GeoCities lets us test this. It will be one of the largest records of the lives of non-elite people ever. The Old Bailey Online can rightfully describe their 197,000 trials as the “largest body of texts detailing the lives of non-elite people ever published” between 1674 and 1913. But GeoCities, drawing on the material we have between 1996 and 2009, has over thirty-eight million pages.
These are the records of everyday people who published on the Web, reaching audiences far bigger than previously imaginable.
I approach GeoCities by asking questions such as: did they have a real community? How did people understand the Web in its earliest days?
GeoCities was a unique place. It rapidly grew, reaching millions of users in a few years. It concept helped to bridge the locally-based networks of the early 1990s and BBSes with the wide open Web – it clustered users together in neighbourhoods, from the children-focused EnchantedForest, the family-focused Heartland, the education-focused Athens. Users relied on each other to find content: from living next to each other in neighbourhoods, to linking to each other using Web rings.
This unique early experiment in the history of the Web came to halt in 2009 when Yahoo! shuttered it. If it hadn’t been for the timely intervention of Archive Team and others such as the Internet Archive, GeoCities would have been lost forever.
It would be as if the Old Bailey had been thrown on the fire pit of history.
Through text analysis and data mining, we can begin to approach the question of whether GeoCities users experienced community, and whether the neighbourhood system worked. We can do this through a few quick ways.
- use topic modeling to take various neighbourhoods and communities and see what recurring concepts appear; do these line up with the descriptions?

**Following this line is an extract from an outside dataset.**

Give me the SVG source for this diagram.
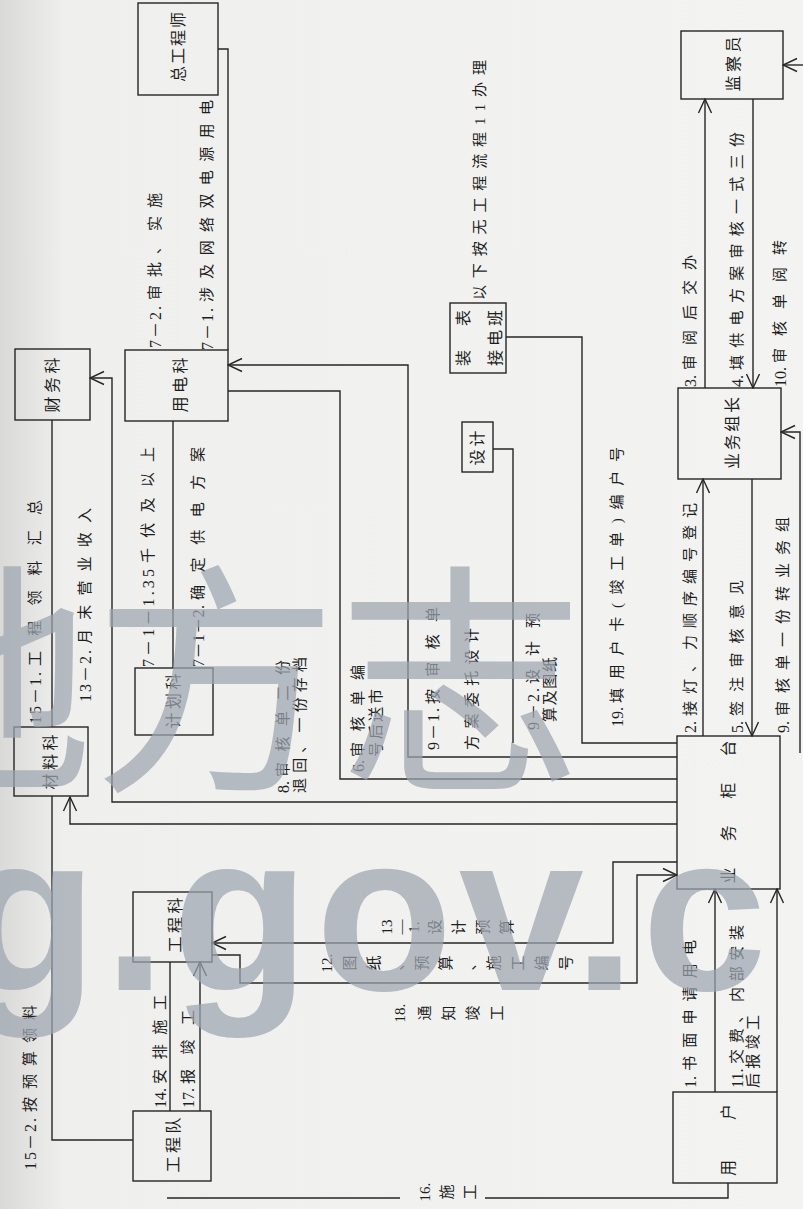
<svg xmlns="http://www.w3.org/2000/svg" width="803" height="1209" viewBox="0 0 803 1209">
<defs>
<style>
.bx{fill:none;stroke:#262626;stroke-width:1.4}
.ln{fill:none;stroke:#262626;stroke-width:1.4}
.ar{marker-end:url(#ah)}
text{font-family:"Liberation Serif","Noto Sans CJK SC",serif;fill:#1e1e1e}
.n{font-size:16px;text-anchor:middle;dominant-baseline:central}
.l{font-size:15px;dominant-baseline:central}
.p{font-size:16px;dominant-baseline:central}
.u{font-size:15px;text-anchor:middle;dominant-baseline:central}
.wm1{font-family:"Noto Sans CJK SC",sans-serif;font-size:245px;fill:#9ea6b0;opacity:0.72}
.wm2{font-family:"Liberation Sans",sans-serif;font-weight:bold;font-size:225px;letter-spacing:6px;fill:#9ea6b0;opacity:0.72}
</style>
<linearGradient id="bg" x1="0" y1="0" x2="1" y2="0">
<stop offset="0" stop-color="#d9d9d8"/>
<stop offset="0.08" stop-color="#efefed"/>
<stop offset="1" stop-color="#f3f3f1"/>
</linearGradient>
<marker id="ah" markerUnits="userSpaceOnUse" markerWidth="16" markerHeight="16" viewBox="0 0 16 16" refX="15" refY="8" orient="auto">
<path d="M1,1.5 L15,8 L1,14.5" fill="none" stroke="#262626" stroke-width="1.4"/>
</marker>
</defs>
<rect width="803" height="1209" fill="url(#bg)"/>

<g id="connectors">
<polyline class="ln" points="218,49 228,49 228,350"/>
<polyline class="ln ar" points="677,757 408,757 408,365 228,365"/>
<polyline class="ln" points="228,391 340,391 340,779 677,779"/>
<polyline class="ln" points="173,421 173,668"/>
<polyline class="ln ar" points="677,802 112,802 112,378 90,378"/>
<polyline class="ln ar" points="677,824 70,824 70,797"/>
<polyline class="ln" points="52,420 52,727"/>
<polyline class="ln" points="133,1140 52,1140 52,796"/>
<polyline class="ln ar" points="677,862 613,862 613,943 212,943"/>
<polyline class="ln ar" points="212,955 240,955 240,983 637,983 637,875 677,875"/>
<polyline class="ln" points="170,962 170,1111"/>
<polyline class="ln ar" points="200,1111 200,962"/>
<polyline class="ln" points="728,1183 728,1198 485,1198"/>
<polyline class="ln" points="400,1198 167,1198"/>
<polyline class="ln ar" points="715,1092 715,889"/>
<polyline class="ln ar" points="777,1092 777,889"/>
<polyline class="ln ar" points="703,736 703,479"/>
<polyline class="ln ar" points="752,479 752,736"/>
<polyline class="ln ar" points="800,753 800,432 781,432"/>
<polyline class="ln ar" points="705,388 705,99"/>
<polyline class="ln ar" points="753,99 753,388"/>
<polyline class="ln ar" points="803,65 783,65"/>
<polyline class="ln" points="506,337 582,337 582,743 677,743"/>
<polyline class="ln" points="493,449 513,449 513,743"/>
</g>

<g id="n-zonggongchengshi"><rect class="bx" x="138" y="3" width="80" height="92"/><text class="n" transform="translate(178,47) rotate(-90)" textLength="70" lengthAdjust="spacing">总工程师</text></g>
<g id="n-jianchayuan"><rect class="bx" x="681" y="31" width="102" height="68"/><text class="n" transform="translate(733,64) rotate(-90)" textLength="55" lengthAdjust="spacing">监察员</text></g>
<g id="n-caiwuke"><rect class="bx" x="15" y="349" width="75" height="71"/><text class="n" transform="translate(52,385) rotate(-90)" textLength="55" lengthAdjust="spacing">财务科</text></g>
<g id="n-yongdianke"><rect class="bx" x="125" y="350" width="103" height="71"/><text class="n" transform="translate(180,385) rotate(-90)" textLength="55" lengthAdjust="spacing">用电科</text></g>
<g id="n-jihuake"><rect class="bx" x="135" y="668" width="78" height="67"/><text class="n" transform="translate(173,701) rotate(-90)" textLength="55" lengthAdjust="spacing">计划科</text></g>
<g id="n-cailiaoke"><rect class="bx" x="14" y="727" width="74" height="69"/><text class="n" transform="translate(50,762) rotate(-90)" textLength="55" lengthAdjust="spacing">材料科</text></g>
<g id="n-gongchengke"><rect class="bx" x="133" y="892" width="79" height="70"/><text class="n" transform="translate(175,925) rotate(-90)" textLength="55" lengthAdjust="spacing">工程科</text></g>
<g id="n-gongchengdui"><rect class="bx" x="133" y="1111" width="78" height="70"/><text class="n" transform="translate(173,1145) rotate(-90)" textLength="55" lengthAdjust="spacing">工程队</text></g>
<g id="n-yonghu"><rect class="bx" x="673" y="1092" width="104" height="91"/><text class="n" transform="translate(728,1140) rotate(-90)" textLength="72" lengthAdjust="spacing">用户</text></g>
<g id="n-yewuguitai"><rect class="bx" x="677" y="736" width="103" height="153"/><text class="n" transform="translate(728,812) rotate(-90)" textLength="143" lengthAdjust="spacing">业务柜台</text></g>
<g id="n-yewuzuzhang"><rect class="bx" x="678" y="388" width="103" height="91"/><text class="n" transform="translate(732,433) rotate(-90)" textLength="72" lengthAdjust="spacing">业务组长</text></g>
<g id="n-zhuangbiao"><rect class="bx" x="450" y="303" width="56" height="70"/><text class="n" transform="translate(463,338) rotate(-90)" textLength="56" lengthAdjust="spacing">装表</text><text class="n" transform="translate(495,338) rotate(-90)" textLength="56" lengthAdjust="spacing">接电班</text></g>
<g id="n-sheji"><rect class="bx" x="462" y="422" width="31" height="50"/><text class="n" transform="translate(477,448) rotate(-90)" textLength="35" lengthAdjust="spacing">设计</text></g>

<g id="labels">
<text class="p" transform="translate(155,348) rotate(-90)" textLength="42" lengthAdjust="spacing">7－2.</text>
<text class="l" transform="translate(155,300) rotate(-90)" textLength="107" lengthAdjust="spacing">审批、实施</text>
<text class="p" transform="translate(207,350) rotate(-90)" textLength="42" lengthAdjust="spacing">7－1.</text>
<text class="l" transform="translate(207,302) rotate(-90)" textLength="202" lengthAdjust="spacing">涉及网络双电源用电</text>
<text class="p" transform="translate(35,724) rotate(-90)" textLength="52" lengthAdjust="spacing">15－1.</text>
<text class="l" transform="translate(35,666) rotate(-90)" textLength="166" lengthAdjust="spacing">工程领料汇总</text>
<text class="p" transform="translate(85,702) rotate(-90)" textLength="52" lengthAdjust="spacing">13－2.</text>
<text class="l" transform="translate(85,644) rotate(-90)" textLength="136" lengthAdjust="spacing">月末营业收入</text>
<text class="p" transform="translate(148,667) rotate(-90)" textLength="98" lengthAdjust="spacing">7－1－1.35</text>
<text class="l" transform="translate(148,563) rotate(-90)" textLength="116" lengthAdjust="spacing">千伏及以上</text>
<text class="p" transform="translate(198,667) rotate(-90)" textLength="62" lengthAdjust="spacing">7－1－2.</text>
<text class="l" transform="translate(198,600) rotate(-90)" textLength="153" lengthAdjust="spacing">确定供电方案</text>
<text class="p" transform="translate(283,793) rotate(-90)">8.</text>
<text class="l" transform="translate(283,777) rotate(-90)" textLength="117" lengthAdjust="spacing">审核单二份</text>
<text class="l" transform="translate(300,793) rotate(-90)" textLength="136" lengthAdjust="spacing">退回、一份存档</text>
<text class="p" transform="translate(358,772) rotate(-90)">6.</text>
<text class="l" transform="translate(358,757) rotate(-90)" textLength="92" lengthAdjust="spacing">审核单编</text>
<text class="l" transform="translate(376,757) rotate(-90)" textLength="68" lengthAdjust="spacing">号后送市</text>
<text class="p" transform="translate(433,750) rotate(-90)" textLength="42" lengthAdjust="spacing">9－1.</text>
<text class="l" transform="translate(433,704) rotate(-90)" textLength="97" lengthAdjust="spacing">按审核单</text>
<text class="l" transform="translate(472,750) rotate(-90)" textLength="122" lengthAdjust="spacing">方案委托设计</text>
<text class="p" transform="translate(533,730) rotate(-90)" textLength="42" lengthAdjust="spacing">9－2.</text>
<text class="l" transform="translate(533,684) rotate(-90)" textLength="71" lengthAdjust="spacing">设计预</text>
<text class="l" transform="translate(550,722) rotate(-90)" textLength="65" lengthAdjust="spacing">算及图纸</text>
<text class="p" transform="translate(617,727) rotate(-90)">19.</text>
<text class="l" transform="translate(617,703) rotate(-90)" textLength="256" lengthAdjust="spacing">填用户卡(竣工单)编户号</text>
<text class="l" transform="translate(480,300) rotate(-90)" textLength="240" lengthAdjust="spacing">以下按无工程流程11办理</text>
<text class="p" transform="translate(690,387) rotate(-90)">3.</text>
<text class="l" transform="translate(690,370) rotate(-90)" textLength="115" lengthAdjust="spacing">审阅后交办</text>
<text class="p" transform="translate(737,387) rotate(-90)">4.</text>
<text class="l" transform="translate(737,370) rotate(-90)" textLength="238" lengthAdjust="spacing">填供电方案审核一式三份</text>
<text class="p" transform="translate(780,387) rotate(-90)">10.</text>
<text class="l" transform="translate(780,363) rotate(-90)" textLength="123" lengthAdjust="spacing">审核单阅转</text>
<text class="p" transform="translate(690,733) rotate(-90)">2.</text>
<text class="l" transform="translate(690,716) rotate(-90)" textLength="213" lengthAdjust="spacing">接灯、力顺序编号登记</text>
<text class="p" transform="translate(737,733) rotate(-90)">5.</text>
<text class="l" transform="translate(737,716) rotate(-90)" textLength="136" lengthAdjust="spacing">签注审核意见</text>
<text class="p" transform="translate(783,733) rotate(-90)">9.</text>
<text class="l" transform="translate(783,716) rotate(-90)" textLength="199" lengthAdjust="spacing">审核单一份转业务组</text>
<text class="p" transform="translate(690,1088) rotate(-90)">1.</text>
<text class="l" transform="translate(690,1071) rotate(-90)" textLength="131" lengthAdjust="spacing">书面申请用电</text>
<text class="p" transform="translate(737,1088) rotate(-90)">11.</text>
<text class="l" transform="translate(737,1064) rotate(-90)" textLength="139" lengthAdjust="spacing">交费、内部安装</text>
<text class="l" transform="translate(753,1088) rotate(-90)" textLength="73" lengthAdjust="spacing">后报竣工</text>
<text class="p" transform="translate(160,1108) rotate(-90)">14.</text>
<text class="l" transform="translate(160,1084) rotate(-90)" textLength="89" lengthAdjust="spacing">安排施工</text>
<text class="p" transform="translate(188,1108) rotate(-90)">17.</text>
<text class="l" transform="translate(188,1084) rotate(-90)" textLength="74" lengthAdjust="spacing">报竣工</text>
<text class="p" transform="translate(30,1170) rotate(-90)" textLength="52" lengthAdjust="spacing">15－2.</text>
<text class="l" transform="translate(30,1112) rotate(-90)" textLength="107" lengthAdjust="spacing">按预算领料</text>
<text class="u" transform="translate(387,927) rotate(-90)">13</text>
<text class="u" transform="translate(401,927) rotate(-90)">—</text>
<text class="u" transform="translate(414,927) rotate(-90)">1.</text>
<text class="u" transform="translate(435,927) rotate(-90)">设</text>
<text class="u" transform="translate(459,927) rotate(-90)">计</text>
<text class="u" transform="translate(483,927) rotate(-90)">预</text>
<text class="u" transform="translate(507,927) rotate(-90)">算</text>
<text class="u" transform="translate(327,963) rotate(-90)">12.</text>
<text class="u" transform="translate(350,963) rotate(-90)">图</text>
<text class="u" transform="translate(374,963) rotate(-90)">纸</text>
<text class="u" transform="translate(398,963) rotate(-90)">、</text>
<text class="u" transform="translate(422,963) rotate(-90)">预</text>
<text class="u" transform="translate(446,963) rotate(-90)">算</text>
<text class="u" transform="translate(470,963) rotate(-90)">、</text>
<text class="u" transform="translate(494,963) rotate(-90)">施</text>
<text class="u" transform="translate(518,963) rotate(-90)">工</text>
<text class="u" transform="translate(542,963) rotate(-90)">编</text>
<text class="u" transform="translate(566,963) rotate(-90)">号</text>
<text class="u" transform="translate(400,1013) rotate(-90)">18.</text>
<text class="u" transform="translate(425,1013) rotate(-90)">通</text>
<text class="u" transform="translate(449,1013) rotate(-90)">知</text>
<text class="u" transform="translate(473,1013) rotate(-90)">竣</text>
<text class="u" transform="translate(497,1013) rotate(-90)">工</text>
<text class="u" transform="translate(425,1192) rotate(-90)">16.</text>
<text class="u" transform="translate(447,1192) rotate(-90)">施</text>
<text class="u" transform="translate(470,1192) rotate(-90)">工</text>
</g>

<g id="watermark">
<text class="wm1" x="-152" y="773">地方志</text>
<text class="wm2" x="-40" y="990">g.gov.c</text>
</g>
</svg>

Was there coherence?
- we can find the ‘community leaders’ that provided instructional support, extract their pages, and run content analysis to see what they provided – more than a word cloud, but it fit on the slide!
- we can move between distant reading and close reading, using link structures and topics, to tell detailed stories;
- and we can extract hundreds of thousands of images, arrange them, and begin to see different profiles that tie neighbourhoods together.
My findings suggest that yes the web archives of GeoCities reveal a vibrant, interconnected community of users taking their first steps out on the Web. It makes a case for why this sort of work matters, both to our understanding of the early Web as well as human culture more generally in the 1990s.
Web archives are the archives of the future, and to access them requires a look towards Big Data.
And, no lightning talk post would be complete without a picture of the timekeeper: in this case, the dreaded bell.